Agora há pelo menos duas diferenças: o Fundo Amazônia tinha mais de US$ 1 bilhão só para o Brasil, que nesta nova versão terá que competir com todos os outros países florestais. Os governos locais também podem se qualificar para receber os recursos.

A iniciativa Leaf inicia com mobilização de US$ 1 bilhão mas tem potencial de se tornar a maior estratégia global de proteção das florestas tropicais, vitais para conter a crise climática.

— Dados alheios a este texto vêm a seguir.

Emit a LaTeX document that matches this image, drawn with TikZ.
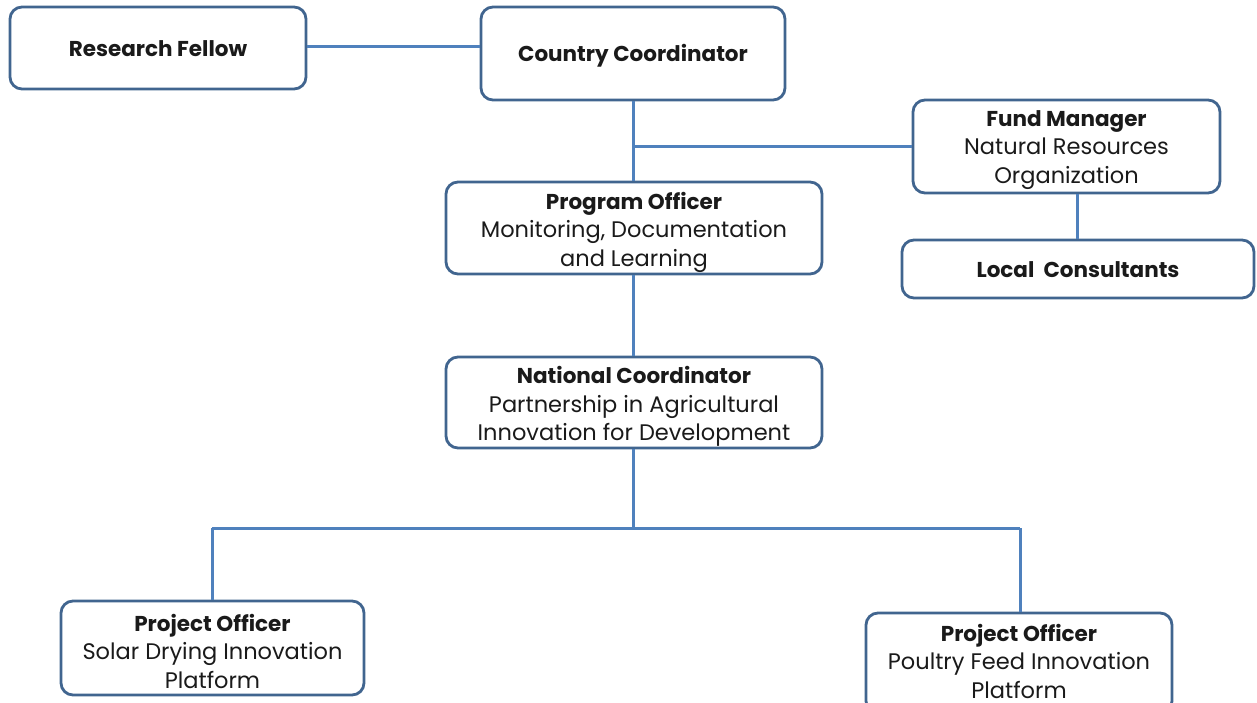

“A iniciativa pretende remunerar por resultados os governos nacionais e subnacionais que implementarem projetos de combate ao desmatamento ilegal ou de reflorestamento”, diz a nota assinada pelo governador do Maranhão Flavio Dino (PCdoB), que preside o consórcio.

“Consideramos que iniciativas como essa valorizam os esforços dos governos subnacionais na implementação de projetos que aliam o desenvolvimento regional, a melhoria dos indicadores sociais e a manutenção da floresta em pé”, diz o texto.

O Brasil, lembram os governadores da Amazônia, tem seis biomas. “Temos alta responsabilidade na utilização desses ativos para avançar no desenvolvimento de uma economia verde, que possibilite bem-estar para a população e a preservação das florestas”, diz a carta.